Counties in Idaho, New York and Wisconsin. Name originates from an Iroquoian Indian tribe (Oneida) living in New York state and its environs.

II

Oneida, a three-masted screw sloop of war, was authorized by Act of Congress, February 1861, and built at the New York Navy Yard; launched 20 November 1861; and commissioned 28 February 1862, Capt. Samuel P. Lee in command.

Shortly after commissioning Oneida sailed from New York and joined the West Gulf Blockading Squadron commanded by Flag officer David G. Farragut. On 24 April she participated in the attacks on Forts Jackson and St. Philip below New Orleans, and drove off the confederate ram which sank steam gunboat Varuna.

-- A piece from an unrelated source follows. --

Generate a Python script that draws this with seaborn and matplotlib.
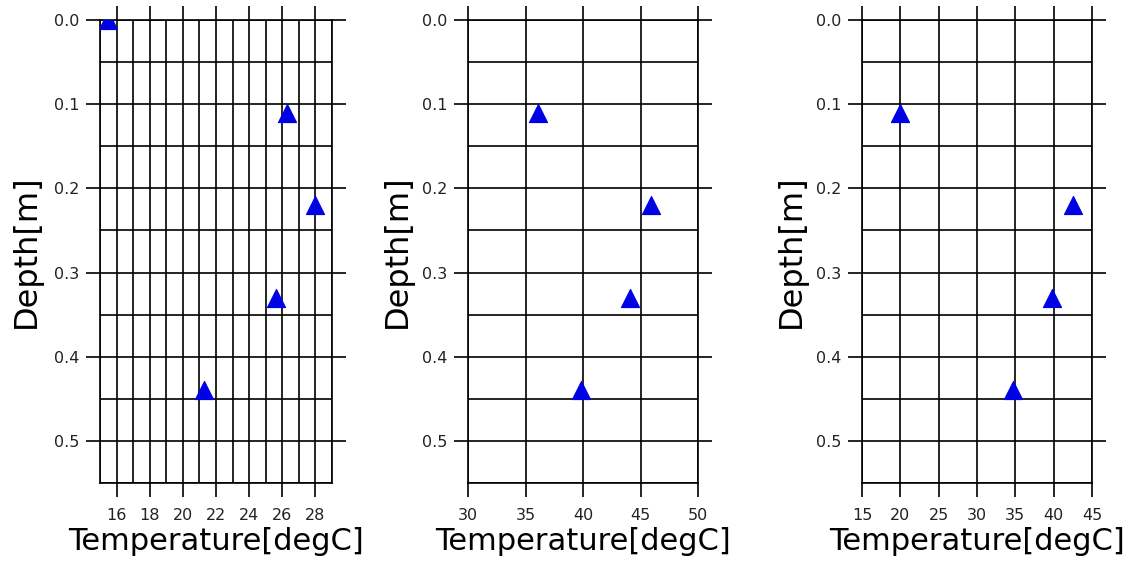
import numpy as np
import pandas as pd
import matplotlib
matplotlib.use("Agg")
import matplotlib.pyplot as plt
from matplotlib.ticker import MultipleLocator
import seaborn as sns

# ---- data ----
depth1 = [0.0, 0.11, 0.22, 0.33, 0.44]
temp1 = [15.5, 26.3, 28.0, 25.6, 21.3]
depth2 = [0.11, 0.22, 0.33, 0.44]
temp2 = [36.1, 45.9, 44.1, 39.8]
depth3 = [0.11, 0.22, 0.33, 0.44]
temp3 = [19.9, 42.5, 39.8, 34.7]

xlims = [(15, 29), (30, 50), (15, 45)]
xmajor = [2, 5, 5]
xminor = [1, None, None]
xlabel = "Temperature[degC]"
ylabel = "Depth[m]"

sns.set_theme(style="white")
plt.rcParams['font.family'] = ['DejaVu Sans']

fig = plt.figure(figsize=(11.39, 5.62), dpi=100)
lefts = [100, 468, 862]
widths = [232, 230, 230]
ylab_x = [-0.252, -0.24, -0.24]
top_px, bot_px = 20, 483
W, H = 1139, 562

datasets = [(temp1, depth1), (temp2, depth2), (temp3, depth3)]
for i, (t, d) in enumerate(datasets):
    ax = fig.add_axes([lefts[i] / W, 1 - bot_px / H, widths[i] / W, (bot_px - top_px) / H])
    df = pd.DataFrame({"t": t, "d": d})
    sns.scatterplot(data=df, x="t", y="d", marker="^", s=170, color="#0000e6",
                    edgecolor="#0000e6", linewidth=0.8, ax=ax, zorder=5)
    ax.set_xlim(*xlims[i])
    ax.set_ylim(0.55, 0.0)
    ax.xaxis.set_major_locator(MultipleLocator(xmajor[i]))
    if xminor[i]:
        ax.xaxis.set_minor_locator(MultipleLocator(xminor[i]))
    ax.yaxis.set_major_locator(MultipleLocator(0.1))
    ax.yaxis.set_minor_locator(MultipleLocator(0.05))
    ax.yaxis.set_major_formatter(matplotlib.ticker.FormatStrFormatter("%.1f"))
    ax.grid(True, which="both", color="black", linewidth=1.2)
    ax.set_axisbelow(True)
    for sp in ax.spines.values():
        sp.set_visible(True)
        sp.set_color("black")
        sp.set_linewidth(1.2)
    ax.tick_params(which="major", direction="out", length=10, width=1.2, color="black",
                   top=True, right=True, bottom=True, left=True,
                   labeltop=False, labelright=False, labelsize=11.5, labelcolor="#222222")
    ax.tick_params(axis="x", which="major", pad=8)
    ax.tick_params(axis="y", which="major", pad=5)
    ax.tick_params(which="minor", length=0)
    ax.set_xlabel(xlabel, fontsize=22, color="black")
    ax.set_ylabel(ylabel, fontsize=23, color="black")
    ax.xaxis.set_label_coords(0.5, -0.095)
    ax.yaxis.set_label_coords(ylab_x[i], 0.5)

fig.savefig("out.png", dpi=100, facecolor="white")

Oneida destroyed CSS Governor Moore in a following engagement, the same date.

On 27 April Oneida destroyed obstructions in the Mississippi River above Carrollton, Miss., helping prepare the way for the Vicksburg campaign. In both passages of the Confederate works at Vicksburg, 28 June 1862, and 15 July 1862, by the Union Fleet under Admiral Farragut, Oneida was second in line.

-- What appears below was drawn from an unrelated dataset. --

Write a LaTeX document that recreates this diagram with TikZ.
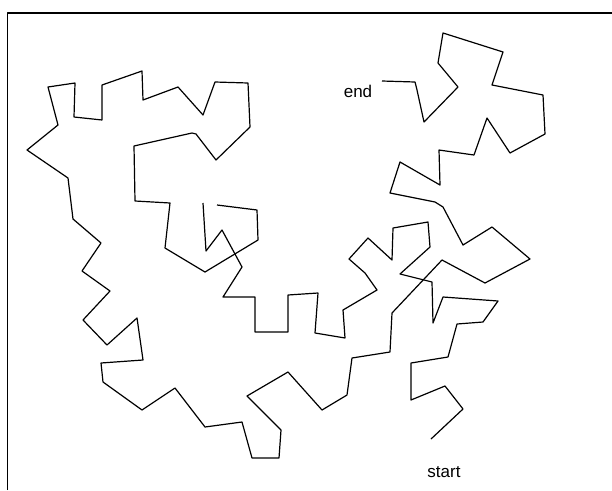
\documentclass[tikz,border=0pt]{standalone}
\usepackage{fontspec}
\setmainfont{Liberation Sans}
\begin{document}
\begin{tikzpicture}[x=1pt,y=-1pt,line join=round,
  walk/.style={line width=1.2pt,black},
  frameline/.style={line width=1.3pt,black},
  lbl/.style={font=\fontsize{17}{20}\selectfont,inner sep=0pt,anchor=base}]
\useasboundingbox (0,0) rectangle (612,490);
\draw[frameline] (7.5,490) -- (7.5,13) -- (612,13);
% walk, from start
\draw[walk] (431,439) -- (463,409) -- (445,386) -- (411,400) -- (411,363)
  -- (448,357) -- (457,324) -- (483,322) -- (498,301) -- (443,297)
  -- (433,323) -- (432,282) -- (400,274) -- (430,247) -- (428,222)
  -- (393,228) -- (392,260) -- (368,238) -- (349,259) -- (365,273)
  -- (377,290) -- (343,310) -- (345,338) -- (315,333) -- (318,293)
  -- (288,295) -- (288,332) -- (255,332) -- (255,297) -- (223,297)
  -- (242,267) -- (222,230) -- (206,251) -- (203,203);
\draw[walk] (217,205) -- (257,210) -- (258,240) -- (205,272) -- (165,248)
  -- (170,203) -- (135,201) -- (134,146) -- (192,133) -- (196,134)
  -- (216,160) -- (250,127) -- (248,83) -- (215,82) -- (203,115)
  -- (178,87) -- (143,100) -- (142,71) -- (102,85) -- (102,120)
  -- (74,117) -- (75,83) -- (48,87) -- (58,125) -- (27,150)
  -- (68,178) -- (73,219) -- (101,243) -- (82,271) -- (110,291)
  -- (83,320) -- (107,345) -- (137,318) -- (143,360) -- (101,363)
  -- (103,382) -- (142,410) -- (175,388) -- (205,427) -- (242,422)
  -- (252,458) -- (279,458) -- (281,430) -- (247,396) -- (288,372)
  -- (322,410) -- (347,395) -- (352,358) -- (390,352) -- (392,313)
  -- (442,260) -- (485,283) -- (530,259) -- (492,227) -- (463,245)
  -- (443,207) -- (435,202) -- (390,193) -- (400,162) -- (440,185)
  -- (439,150) -- (474,155) -- (487,118) -- (510,153) -- (545,134)
  -- (543,95) -- (492,85) -- (503,52) -- (443,33) -- (438,63)
  -- (458,87) -- (424,122) -- (417,90) -- (415,82) -- (382,81);
\node[lbl] (endlbl) at (358,97) {end};
\node[lbl] (startlbl) at (444,477) {start};
\end{tikzpicture}
\end{document}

In August 1862, under command of Comdr. George H. Preble, Oneida sank the steamer Lewis Whitman loaded with wounded troops. Early in the following month she failed in an attempt to stop the passage of CSS Florida into Mobile.

From 15 October 1863 to 23 August 1864, Oneida served in blockade operations off Mobile, where on 5 August she participated in the Battle of Mobile Bay and the subsequent capture of CSS Tennessee. At a later date she witnessed the surrender of Fort Morgan at Mobile.

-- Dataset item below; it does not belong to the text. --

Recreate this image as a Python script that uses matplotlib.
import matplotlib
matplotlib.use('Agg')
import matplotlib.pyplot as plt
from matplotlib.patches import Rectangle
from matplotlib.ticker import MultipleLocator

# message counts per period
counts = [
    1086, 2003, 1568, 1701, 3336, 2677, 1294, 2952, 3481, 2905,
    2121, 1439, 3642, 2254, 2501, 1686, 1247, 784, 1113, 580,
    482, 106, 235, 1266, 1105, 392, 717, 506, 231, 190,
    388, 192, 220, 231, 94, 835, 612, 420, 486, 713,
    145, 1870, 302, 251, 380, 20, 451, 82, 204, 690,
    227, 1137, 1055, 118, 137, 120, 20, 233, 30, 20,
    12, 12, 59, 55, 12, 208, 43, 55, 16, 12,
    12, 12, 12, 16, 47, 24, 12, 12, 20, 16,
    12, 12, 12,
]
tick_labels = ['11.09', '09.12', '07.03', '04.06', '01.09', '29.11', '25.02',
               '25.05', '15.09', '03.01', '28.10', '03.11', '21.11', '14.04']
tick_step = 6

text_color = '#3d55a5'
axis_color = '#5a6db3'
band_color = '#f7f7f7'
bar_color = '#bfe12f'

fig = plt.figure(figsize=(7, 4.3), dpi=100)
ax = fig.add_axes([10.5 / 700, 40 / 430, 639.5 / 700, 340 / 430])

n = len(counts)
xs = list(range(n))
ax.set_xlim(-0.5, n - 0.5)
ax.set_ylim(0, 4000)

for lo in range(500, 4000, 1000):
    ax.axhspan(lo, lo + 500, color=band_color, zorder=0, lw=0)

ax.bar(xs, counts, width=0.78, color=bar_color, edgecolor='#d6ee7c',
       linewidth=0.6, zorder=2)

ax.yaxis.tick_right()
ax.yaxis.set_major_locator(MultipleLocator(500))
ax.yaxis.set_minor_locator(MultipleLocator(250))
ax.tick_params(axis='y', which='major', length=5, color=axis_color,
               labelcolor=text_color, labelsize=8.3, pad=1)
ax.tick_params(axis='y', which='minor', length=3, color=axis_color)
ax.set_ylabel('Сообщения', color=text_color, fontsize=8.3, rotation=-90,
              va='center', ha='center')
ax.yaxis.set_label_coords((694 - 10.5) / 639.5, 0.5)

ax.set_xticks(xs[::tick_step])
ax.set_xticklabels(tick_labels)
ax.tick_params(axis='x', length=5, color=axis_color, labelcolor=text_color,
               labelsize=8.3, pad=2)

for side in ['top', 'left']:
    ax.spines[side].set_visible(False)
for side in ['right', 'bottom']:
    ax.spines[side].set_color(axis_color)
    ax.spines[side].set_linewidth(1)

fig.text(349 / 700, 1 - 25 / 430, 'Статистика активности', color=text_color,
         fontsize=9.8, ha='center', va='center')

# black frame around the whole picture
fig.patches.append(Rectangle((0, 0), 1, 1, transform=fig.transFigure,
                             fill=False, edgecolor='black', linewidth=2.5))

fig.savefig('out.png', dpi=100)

Oneida decommissioned 11 August 1865 at New York. Recommissioned in May 1867, she was attached to the Asiatic Squadron and continued in that capacity until January 1870.

Sailing out from Yokohama, Japan on 24 January 1870, Oneida was struck by the British Peninsula & Oriental steamer City of Bombay, at 6:30 pm near Saratoga Spit. The starboard quarter was cut off Oneida and she was left to sink, as the City of Bombay steamed on without rendering assistance. Oneida sank at 6:45 pin in 20 fathoms of water with the loss of 125 men, 61 Sailors being saved in two Japanese fishing boats. The British captain of City of Bombay was apparently suspended and the ship itself was libelled, meaning that steamer and other ships of the P.&O. Line kept away from American ports.

The wreck of the Oneida was sold at public auction at Yokohama 9 October 1872, to Mr. Tatchobonaiya. Two Japanese salvage efforts in 1905 and 1955 recovered some gold coins and artifacts from the wreck.